I consider myself a pretty seasoned traveller. My family has been taking out of the country trips since I was a wee lass and I’ve been lucky enough to travel to some pretty outta sight places. But this trip really took it out of me. I was so very glad to return to Los Angeles and my home. I missed LA. I missed my apartment, the New Beverly, my friends, my boyfriend. I was fantasizing about a trip to Japan in my near future, but I think I might stay on the ground for a while.
So, for your perusal, a list – in no particular order – of some things I learned on my travels.
1. I LOVE garbage men and the sanitation systems in America. Dearly.
2. When you’re in a village that is having a festival and there is Indian techno music playing – dance. Even if everyone stares at you.
3. Riding a camel is pretty uncomfortable on your bathing suit area.
4. The Taj Mahal really IS the most beautiful building in the world. But the inside smells like a sweaty mosh pit of zombies.
5. Indian children will sometime surprise you with their English vocabulary. Like when they ask you if your bra is padded.
6. Lance Guest (AKA The Last Starfighter) is on broadway playing Johnny Cash. And he’s really good.
7. Bring your own toilet paper everywhere you go.
8. Even though the homemade candy on the streets of Istanbul looks delicious it will give you a sugar headache and make your teeth hurt with one bite.
9. Turkish men are the most flirtatious men on the planet.
10. Michael Cera’s Turkish doppelganger lives in Istanbul. He is a waiter and he employs a dustbuster to clean tables.
11. My mother looks adorable in a fez.
12. Don’t get your hopes up to find a cool t-shirt in Hindi or Turkish. Everything is in English.
13. Whirling Dervishes are super cool.
14. When a restaurant advertises they cook your food in pottery and then smash it open at the table – go to that restaurant.

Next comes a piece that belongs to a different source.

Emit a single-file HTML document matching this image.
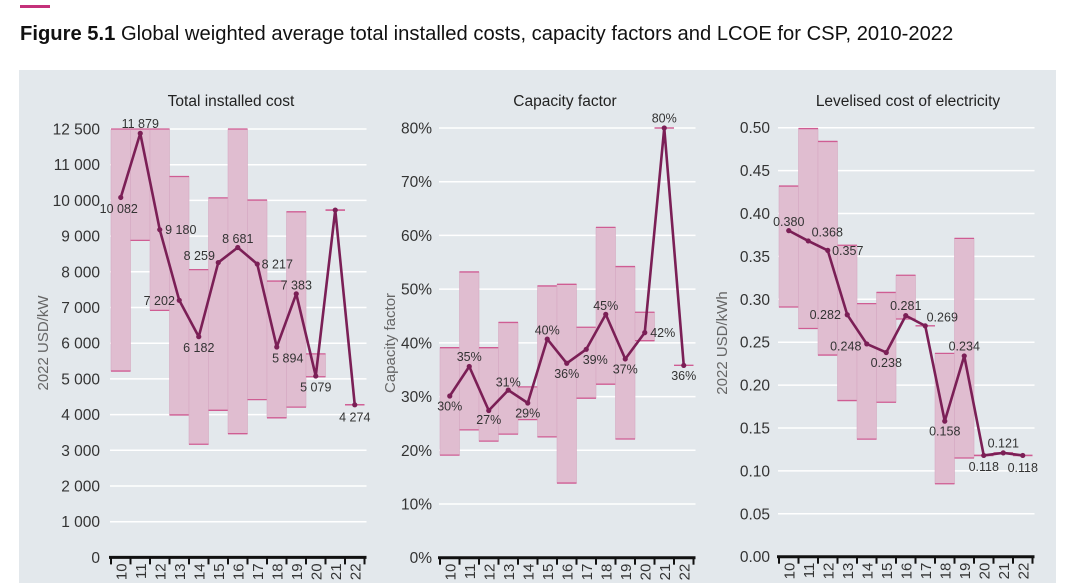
<!DOCTYPE html>
<html><head><meta charset="utf-8"><style>
html,body{margin:0;padding:0;background:#fff;width:1080px;height:583px;overflow:hidden}
svg{display:block;font-family:"Liberation Sans",sans-serif}
</style></head><body>
<svg id="fig" width="1080" height="583" viewBox="0 0 1080 583">
<rect x="20" y="5" width="30" height="3" fill="#c4317a"/>
<text x="20" y="40" font-size="20.2" fill="#111"><tspan font-weight="bold">Figure 5.1</tspan> Global weighted average total installed costs, capacity factors and LCOE for CSP, 2010-2022</text>
<rect x="19" y="70" width="1037" height="513" fill="#e3e8ec"/>
<g id="charts"></g>
</svg>
<script>
const years = ["10","11","12","13","14","15","16","17","18","19","20","21","22"];
// Total installed cost
const costAvg  = [10082,11879,9180,7202,6182,8259,8681,8217,5894,7383,5079,9730,4274];
const costLow  = [5220,8880,6920,3990,3170,4120,3465,4420,3910,4210,5060,9730,4274];
const costHigh = [12000,12000,12000,10670,8060,10070,12000,10010,7740,9680,5700,9730,4274];
const costLabels = ["10 082","11 879","9 180","7 202","6 182","8 259","8 681","8 217","5 894","7 383","5 079","","4 274"];
const costTicks = [0,1000,2000,3000,4000,5000,6000,7000,8000,9000,10000,11000,12000];
const costTickLabels = ["0","1 000","2 000","3 000","4 000","5 000","6 000","7 000","8 000","9 000","10 000","11 000","12 500"];
// Capacity factor
const cfAvg  = [30.1,35.6,27.4,31.2,28.8,40.7,36.2,38.8,45.3,37.0,41.9,80,35.8];
const cfLow  = [19.1,23.8,21.7,23.0,25.7,22.5,13.9,29.7,32.3,22.1,40.4,80,35.8];
const cfHigh = [39.1,53.2,39.1,43.8,31.8,50.6,50.9,42.9,61.5,54.2,45.7,80,35.8];
const cfLabels = ["30%","35%","27%","31%","29%","40%","36%","39%","45%","37%","42%","80%","36%"];
const cfTicks = [0,10,20,30,40,50,60,70,80];
const cfTickLabels = ["0%","10%","20%","30%","40%","50%","60%","70%","80%"];
// LCOE
const lcoeAvg  = [0.380,0.368,0.357,0.282,0.248,0.238,0.281,0.269,0.158,0.234,0.118,0.121,0.118];
const lcoeLow  = [0.291,0.266,0.235,0.182,0.137,0.180,0.277,0.269,0.085,0.115,0.118,0.121,0.118];
const lcoeHigh = [0.432,0.499,0.484,0.363,0.295,0.308,0.328,0.269,0.237,0.371,0.118,0.121,0.118];
const lcoeLabels = ["0.380","0.368","0.357","0.282","0.248","0.238","0.281","0.269","0.158","0.234","0.118","0.121","0.118"];
const lcoeTicks = [0,0.05,0.10,0.15,0.20,0.25,0.30,0.35,0.40,0.45,0.50];
const lcoeTickLabels = ["0.00","0.05","0.10","0.15","0.20","0.25","0.30","0.35","0.40","0.45","0.50"];

const NS="http://www.w3.org/2000/svg";
const root=document.getElementById('charts');
function el(tag,attrs,parent,txt){const e=document.createElementNS(NS,tag);for(const k in attrs)e.setAttribute(k,attrs[k]);if(txt!==undefined)e.textContent=txt;(parent||root).appendChild(e);return e;}

function chart(cfg){
  const g=el('g',{});
  
  
  const bw=cfg.bw, y0=cfg.y0, y1=cfg.y1;
  const yS=v=>y0-(v-cfg.vmin)/(cfg.vmax-cfg.vmin)*(y0-y1);
  const xS=i=>cfg.x0+bw*i+bw/2;
  const t=el('text',{x:cfg.titleX,y:106,'font-size':15.5,'text-anchor':'middle',fill:'#222'},g,cfg.title);
  
  
  const at=el('text',{x:0,y:0,'font-size':15,'text-anchor':'middle',fill:'#666',transform:`translate(${cfg.axX},343) rotate(-90)`},g,cfg.axTitle);
  
  
  cfg.ticks.forEach((v,k)=>{
    const y=yS(v);
    if(k>0){const gl=el('line',{x1:cfg.x0-1,x2:cfg.x0+bw*13+2,y1:y,y2:y,stroke:'#fff','stroke-width':1.5},g);
      
      }
    const tl=el('text',{x:cfg.tickX,y:y+5.5,'font-size':15.5,'text-anchor':'end',fill:'#333'},g,cfg.tickLabels[k]);
    
    
  });
  cfg.low.forEach((lo,i)=>{
    const hi=cfg.high[i], xa=cfg.x0+bw*i;
    if(hi-lo>(cfg.vmax-cfg.vmin)*0.003){
      const r=el('rect',{x:xa,y:yS(hi),width:bw,height:yS(lo)-yS(hi),fill:'#e0bdd0',stroke:'#d6a9c2','stroke-width':0.6},g);
      
      
    }
    [lo,hi].forEach(v=>{const l=el('line',{x1:xa,x2:xa+bw,y1:yS(v),y2:yS(v),stroke:'#cf5d93','stroke-width':1.3},g);
      
      });
  });
  const pts=cfg.avg.map((v,i)=>xS(i)+','+yS(v)).join(' ');
  const pl=el('polyline',{points:pts,fill:'none',stroke:'#7b1f56','stroke-width':2.6,'stroke-linejoin':'round'},g);
  
  
  cfg.avg.forEach((v,i)=>{
    const c=el('circle',{cx:xS(i),cy:yS(v),r:2.6,fill:'#7b1f56'},g);
    
    
    if(cfg.labels[i]){const o=cfg.off[i];
      const lt=el('text',{x:xS(i)+o[0],y:yS(v)+o[1]+4.5,'font-size':12.5,'text-anchor':'middle',fill:'#333'},g,cfg.labels[i]);
      
      }
  });
  const ax=el('line',{x1:cfg.x0-2,x2:cfg.x0+bw*13+2,y1:y0,y2:y0,stroke:'#111','stroke-width':3},g);
  
  
  for(let i=0;i<=13;i++){const tk=el('line',{x1:cfg.x0+bw*i,x2:cfg.x0+bw*i,y1:y0,y2:y0+7,stroke:'#111','stroke-width':2},g);
    
    }
  years.forEach((yr,i)=>{const yl=el('text',{x:0,y:0,'font-size':15,'text-anchor':'end',fill:'#333',transform:`translate(${xS(i)+5.5},${y0+6}) rotate(-90)`},g,yr);
    
    });
}

chart({name:'total-installed-cost-chart',title:'Total installed cost',titleX:231,axTitle:'2022 USD/kW',axX:48,tickX:100,
  x0:111,bw:19.5,y0:557.4,y1:557.4-12000*0.0357,vmin:0,vmax:12000,
  avg:costAvg,low:costLow,high:costHigh,labels:costLabels,ticks:costTicks,tickLabels:costTickLabels,
  off:[[-2,11],[0,-10],[21,0],[-20,0],[0,11],[-19,-7],[0,-9],[20,0],[11,11],[0,-9],[0,11],[0,0],[0,12]]});
chart({name:'capacity-factor-chart',title:'Capacity factor',titleX:565,axTitle:'Capacity factor',axX:395,tickX:432,
  x0:440,bw:19.5,y0:557.7,y1:128,vmin:0,vmax:80,
  avg:cfAvg,low:cfLow,high:cfHigh,labels:cfLabels,ticks:cfTicks,tickLabels:cfTickLabels,
  off:[[0,10],[0,-10],[0,9],[0,-8],[0,10],[0,-9],[0,10],[9,10],[0,-9],[0,10],[18,0],[0,-10],[0,10]]});
chart({name:'lcoe-chart',title:'Levelised cost of electricity',titleX:908,axTitle:'2022 USD/kWh',axX:727,tickX:770,
  x0:779,bw:19.5,y0:556.7,y1:127.7,vmin:0,vmax:0.5,
  avg:lcoeAvg,low:lcoeLow,high:lcoeHigh,labels:lcoeLabels,ticks:lcoeTicks,tickLabels:lcoeTickLabels,
  off:[[0,-9],[19,-9],[20,0],[-22,0],[-21,2],[0,10],[0,-10],[17,-9],[0,10],[0,-10],[0,11],[0,-10],[0,12]]});
</script>
</body></html>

15. Cows ain’t got no qualms about shoving you out of their way.
16. “OK” and “No Problem” are universal terms.
17. If you were wondering where Puck from the Real World went, it was India to teach everyone how to blow gnarly snot rockets.
18. Nathan’s hot dogs at Coney Island is disgusting.
19. There is a restaurant in Kathmandu that has KILLER Italian food.
20. No matter where you call home, when a kid is dressed as a smurf, it’s adorable.